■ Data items
────────

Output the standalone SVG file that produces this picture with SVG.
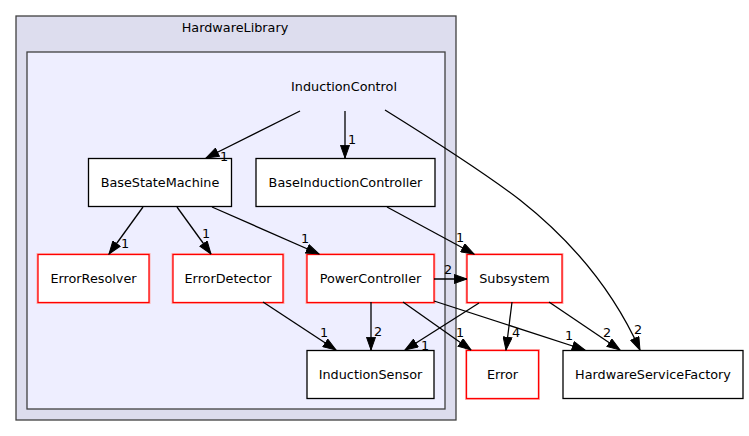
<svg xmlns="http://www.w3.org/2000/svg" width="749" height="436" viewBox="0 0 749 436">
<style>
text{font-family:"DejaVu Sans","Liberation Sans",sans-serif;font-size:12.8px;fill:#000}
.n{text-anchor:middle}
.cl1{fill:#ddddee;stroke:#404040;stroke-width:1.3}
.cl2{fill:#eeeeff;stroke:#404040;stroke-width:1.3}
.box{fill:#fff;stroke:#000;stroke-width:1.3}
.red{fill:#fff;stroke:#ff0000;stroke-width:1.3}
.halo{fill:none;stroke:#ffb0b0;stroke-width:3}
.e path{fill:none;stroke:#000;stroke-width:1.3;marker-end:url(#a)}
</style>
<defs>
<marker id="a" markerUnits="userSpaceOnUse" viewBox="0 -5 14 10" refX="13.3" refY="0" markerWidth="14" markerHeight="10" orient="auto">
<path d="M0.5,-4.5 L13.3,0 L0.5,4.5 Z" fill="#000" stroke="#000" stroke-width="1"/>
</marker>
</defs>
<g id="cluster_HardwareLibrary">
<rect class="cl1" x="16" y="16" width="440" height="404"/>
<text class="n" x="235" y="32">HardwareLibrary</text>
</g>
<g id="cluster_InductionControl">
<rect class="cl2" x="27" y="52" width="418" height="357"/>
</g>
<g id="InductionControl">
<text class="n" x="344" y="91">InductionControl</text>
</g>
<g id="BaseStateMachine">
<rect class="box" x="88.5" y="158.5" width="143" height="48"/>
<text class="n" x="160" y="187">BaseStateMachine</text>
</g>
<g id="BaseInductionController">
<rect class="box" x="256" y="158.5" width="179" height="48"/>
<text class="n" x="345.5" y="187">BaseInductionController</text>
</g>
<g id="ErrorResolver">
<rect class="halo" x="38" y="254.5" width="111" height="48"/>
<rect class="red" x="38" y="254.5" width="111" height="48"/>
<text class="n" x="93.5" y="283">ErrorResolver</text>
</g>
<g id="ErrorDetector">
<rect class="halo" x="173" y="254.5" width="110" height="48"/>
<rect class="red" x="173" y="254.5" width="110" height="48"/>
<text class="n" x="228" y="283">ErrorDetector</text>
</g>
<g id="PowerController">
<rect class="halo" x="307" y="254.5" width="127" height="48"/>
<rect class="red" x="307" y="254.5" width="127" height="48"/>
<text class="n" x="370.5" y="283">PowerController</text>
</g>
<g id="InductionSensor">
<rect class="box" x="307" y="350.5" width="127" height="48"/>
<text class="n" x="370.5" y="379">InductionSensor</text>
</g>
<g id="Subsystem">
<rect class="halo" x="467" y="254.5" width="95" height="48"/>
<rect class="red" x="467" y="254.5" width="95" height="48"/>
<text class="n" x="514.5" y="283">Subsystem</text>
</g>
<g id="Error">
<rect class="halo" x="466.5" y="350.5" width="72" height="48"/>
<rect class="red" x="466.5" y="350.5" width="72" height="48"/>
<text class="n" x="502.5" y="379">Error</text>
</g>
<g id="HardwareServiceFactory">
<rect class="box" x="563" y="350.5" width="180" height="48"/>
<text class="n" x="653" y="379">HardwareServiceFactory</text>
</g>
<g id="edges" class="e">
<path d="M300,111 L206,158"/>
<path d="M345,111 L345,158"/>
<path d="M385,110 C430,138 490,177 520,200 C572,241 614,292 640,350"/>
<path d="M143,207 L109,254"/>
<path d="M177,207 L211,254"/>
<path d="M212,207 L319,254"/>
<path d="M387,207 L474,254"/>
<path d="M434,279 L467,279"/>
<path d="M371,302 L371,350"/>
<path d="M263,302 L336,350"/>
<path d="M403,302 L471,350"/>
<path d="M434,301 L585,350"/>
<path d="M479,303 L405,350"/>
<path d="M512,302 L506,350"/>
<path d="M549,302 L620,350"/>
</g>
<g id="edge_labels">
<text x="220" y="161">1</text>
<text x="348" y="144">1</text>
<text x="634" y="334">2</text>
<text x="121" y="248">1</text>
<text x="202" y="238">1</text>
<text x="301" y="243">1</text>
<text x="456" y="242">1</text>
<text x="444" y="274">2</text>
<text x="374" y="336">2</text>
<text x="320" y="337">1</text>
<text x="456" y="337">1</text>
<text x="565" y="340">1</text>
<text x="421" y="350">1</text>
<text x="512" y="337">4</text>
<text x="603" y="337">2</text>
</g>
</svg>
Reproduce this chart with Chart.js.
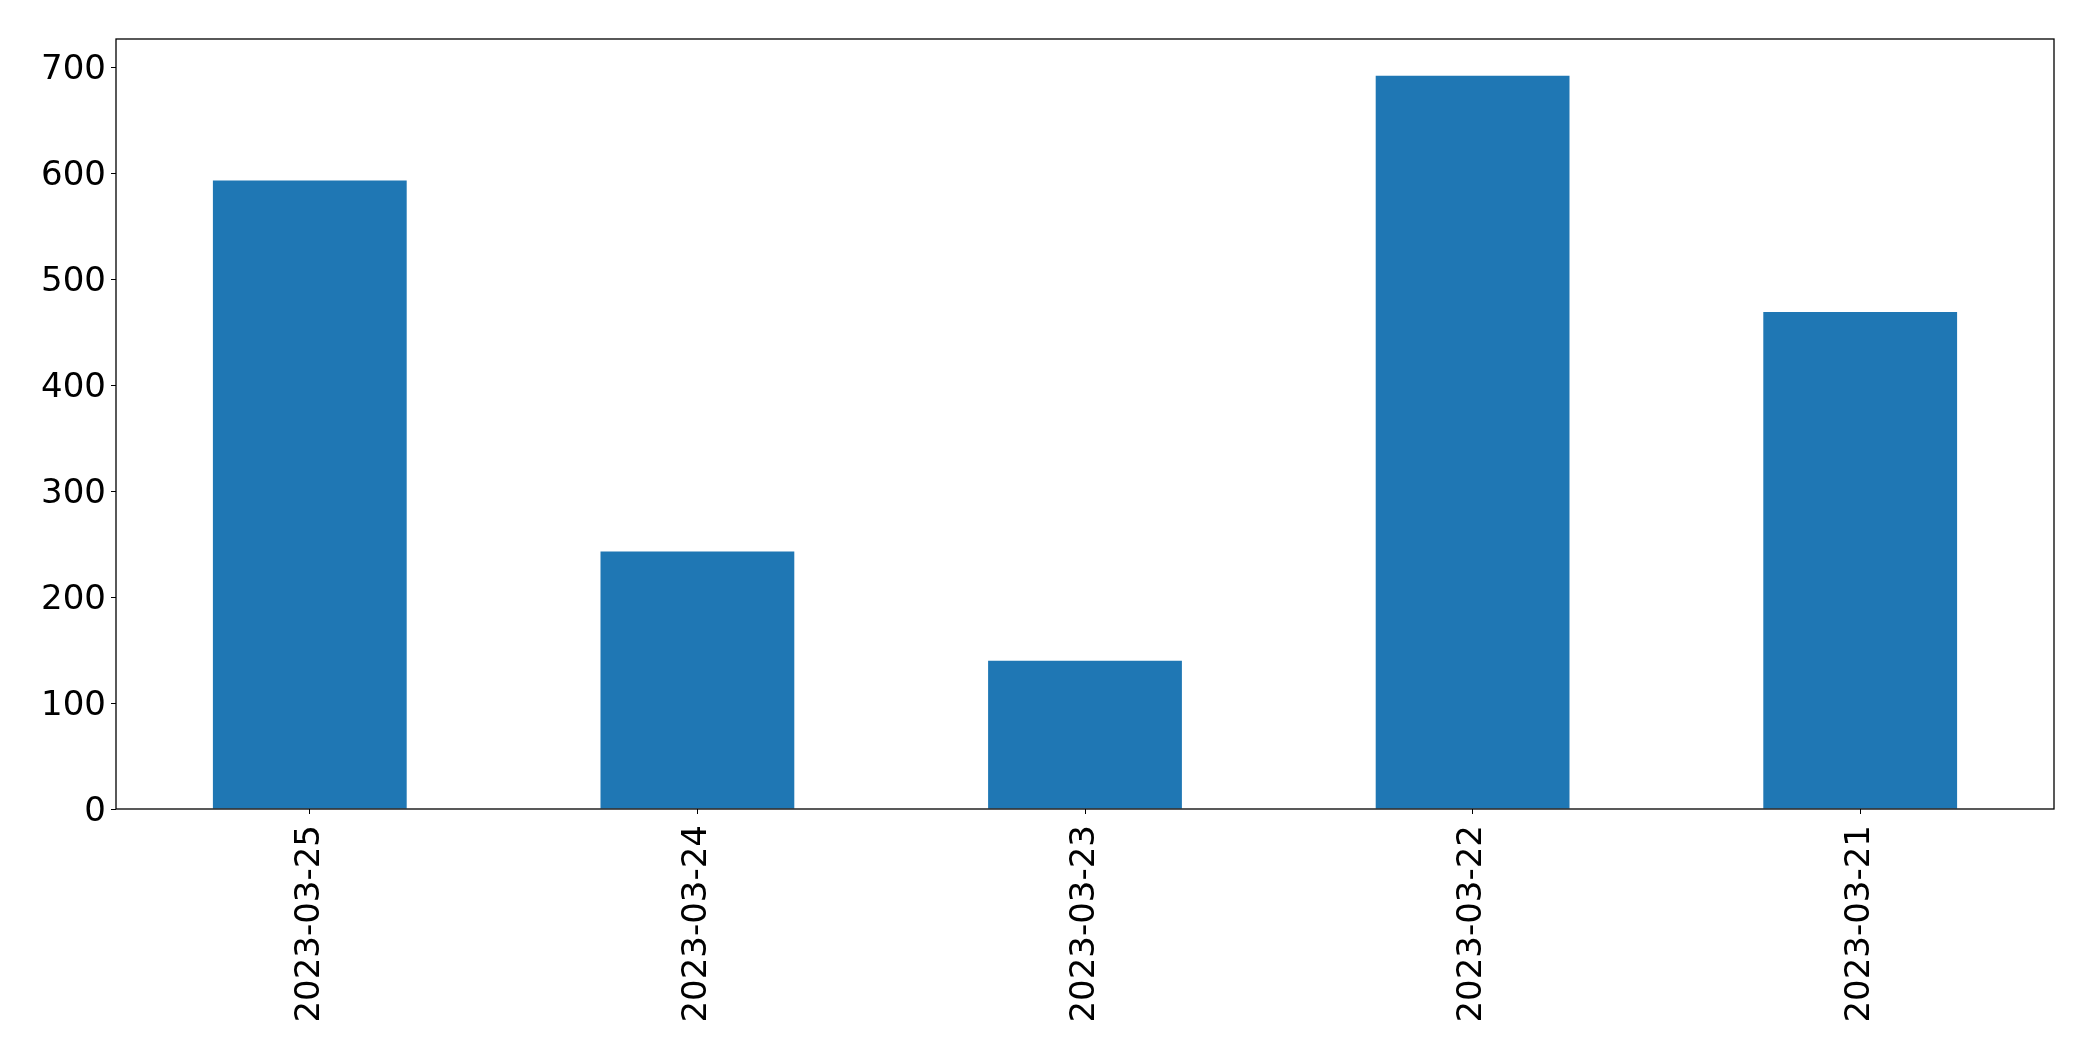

────────

■ EXERCISE INSTRUCTIONS
Reproduce each record above by retyping it exactly; omit all images.

■ RESPONSE FOR THIS EXERCISE
Output the standalone SVG file that produces this picture with SVG.
<svg xmlns="http://www.w3.org/2000/svg" width="749" height="436" viewBox="0 0 749 436">
<style>
text{font-family:"DejaVu Sans","Liberation Sans",sans-serif;font-size:12.8px;fill:#000}
.n{text-anchor:middle}
.cl1{fill:#ddddee;stroke:#404040;stroke-width:1.3}
.cl2{fill:#eeeeff;stroke:#404040;stroke-width:1.3}
.box{fill:#fff;stroke:#000;stroke-width:1.3}
.red{fill:#fff;stroke:#ff0000;stroke-width:1.3}
.halo{fill:none;stroke:#ffb0b0;stroke-width:3}
.e path{fill:none;stroke:#000;stroke-width:1.3;marker-end:url(#a)}
</style>
<defs>
<marker id="a" markerUnits="userSpaceOnUse" viewBox="0 -5 14 10" refX="13.3" refY="0" markerWidth="14" markerHeight="10" orient="auto">
<path d="M0.5,-4.5 L13.3,0 L0.5,4.5 Z" fill="#000" stroke="#000" stroke-width="1"/>
</marker>
</defs>
<g id="cluster_HardwareLibrary">
<rect class="cl1" x="16" y="16" width="440" height="404"/>
<text class="n" x="235" y="32">HardwareLibrary</text>
</g>
<g id="cluster_InductionControl">
<rect class="cl2" x="27" y="52" width="418" height="357"/>
</g>
<g id="InductionControl">
<text class="n" x="344" y="91">InductionControl</text>
</g>
<g id="BaseStateMachine">
<rect class="box" x="88.5" y="158.5" width="143" height="48"/>
<text class="n" x="160" y="187">BaseStateMachine</text>
</g>
<g id="BaseInductionController">
<rect class="box" x="256" y="158.5" width="179" height="48"/>
<text class="n" x="345.5" y="187">BaseInductionController</text>
</g>
<g id="ErrorResolver">
<rect class="halo" x="38" y="254.5" width="111" height="48"/>
<rect class="red" x="38" y="254.5" width="111" height="48"/>
<text class="n" x="93.5" y="283">ErrorResolver</text>
</g>
<g id="ErrorDetector">
<rect class="halo" x="173" y="254.5" width="110" height="48"/>
<rect class="red" x="173" y="254.5" width="110" height="48"/>
<text class="n" x="228" y="283">ErrorDetector</text>
</g>
<g id="PowerController">
<rect class="halo" x="307" y="254.5" width="127" height="48"/>
<rect class="red" x="307" y="254.5" width="127" height="48"/>
<text class="n" x="370.5" y="283">PowerController</text>
</g>
<g id="InductionSensor">
<rect class="box" x="307" y="350.5" width="127" height="48"/>
<text class="n" x="370.5" y="379">InductionSensor</text>
</g>
<g id="Subsystem">
<rect class="halo" x="467" y="254.5" width="95" height="48"/>
<rect class="red" x="467" y="254.5" width="95" height="48"/>
<text class="n" x="514.5" y="283">Subsystem</text>
</g>
<g id="Error">
<rect class="halo" x="466.5" y="350.5" width="72" height="48"/>
<rect class="red" x="466.5" y="350.5" width="72" height="48"/>
<text class="n" x="502.5" y="379">Error</text>
</g>
<g id="HardwareServiceFactory">
<rect class="box" x="563" y="350.5" width="180" height="48"/>
<text class="n" x="653" y="379">HardwareServiceFactory</text>
</g>
<g id="edges" class="e">
<path d="M300,111 L206,158"/>
<path d="M345,111 L345,158"/>
<path d="M385,110 C430,138 490,177 520,200 C572,241 614,292 640,350"/>
<path d="M143,207 L109,254"/>
<path d="M177,207 L211,254"/>
<path d="M212,207 L319,254"/>
<path d="M387,207 L474,254"/>
<path d="M434,279 L467,279"/>
<path d="M371,302 L371,350"/>
<path d="M263,302 L336,350"/>
<path d="M403,302 L471,350"/>
<path d="M434,301 L585,350"/>
<path d="M479,303 L405,350"/>
<path d="M512,302 L506,350"/>
<path d="M549,302 L620,350"/>
</g>
<g id="edge_labels">
<text x="220" y="161">1</text>
<text x="348" y="144">1</text>
<text x="634" y="334">2</text>
<text x="121" y="248">1</text>
<text x="202" y="238">1</text>
<text x="301" y="243">1</text>
<text x="456" y="242">1</text>
<text x="444" y="274">2</text>
<text x="374" y="336">2</text>
<text x="320" y="337">1</text>
<text x="456" y="337">1</text>
<text x="565" y="340">1</text>
<text x="421" y="350">1</text>
<text x="512" y="337">4</text>
<text x="603" y="337">2</text>
</g>
</svg>
Reproduce this chart with Chart.js.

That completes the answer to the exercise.